Joti Chatzialexiou, der davor für den DFB unter anderem als Nachwuchskoordinator gearbeitet hatte, kam im Sommer 2024 als Sportvorstand nach Nürnberg. Und er brachte eine neue Idee mit, wie der „Club“ sowohl finanziell gesunden als auch irgendwann wieder in die Bundesliga aufsteigen könnte: junge Talente entdecken, entwickeln und anschließend mit Gewinn verkaufen, um sich dann, natürlich so schnell wie möglich, eine Mannschaft leisten zu können, die zu den besten in der Liga gehört. In Miro Klose sah Chatzialexiou den richtigen Trainer, einen „akribischen Arbeiter, der Spieler besser machen kann“. Der ehemalige Weltklassespieler sollte jetzt ebensolche ausbilden.

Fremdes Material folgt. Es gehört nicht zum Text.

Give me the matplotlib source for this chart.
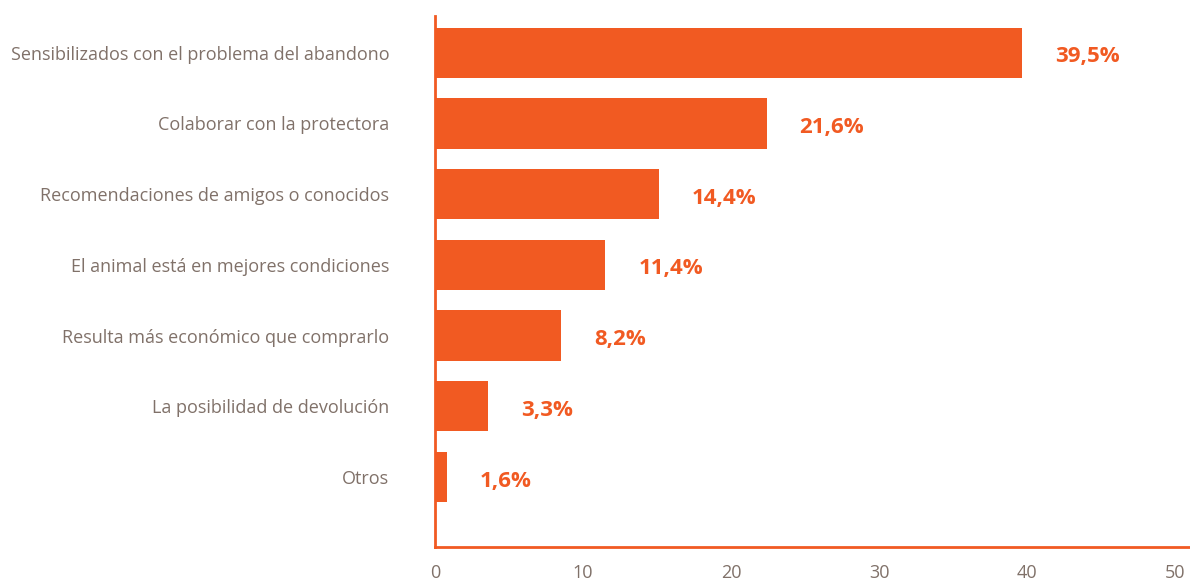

25 Millionen Euro für Tzimas
Und das bewies er auf Anhieb, der beste Beleg: Stefanos Tzimas, als 18 Jahre altes, sehr rohes Sturmtalent von PAOK Saloniki ausgeliehen, erzielte zwölf Tore in 23 Spielen. Dem Premier-League-Klub Brighton war er 25 Millionen Euro wert. Neben Tzimas verkaufte der FCN unter anderem Jens Castrop (4,5 Millionen Euro, Borussia Mönchengladbach), Finn Jeltsch (10 Millionen Euro, VfB Stuttgart) und Caspar Jander (12 Millionen Euro, FC Southampton). Eine Menge Geld, dafür mussten fast alle Stützen des Erfolgs ersetzt werden.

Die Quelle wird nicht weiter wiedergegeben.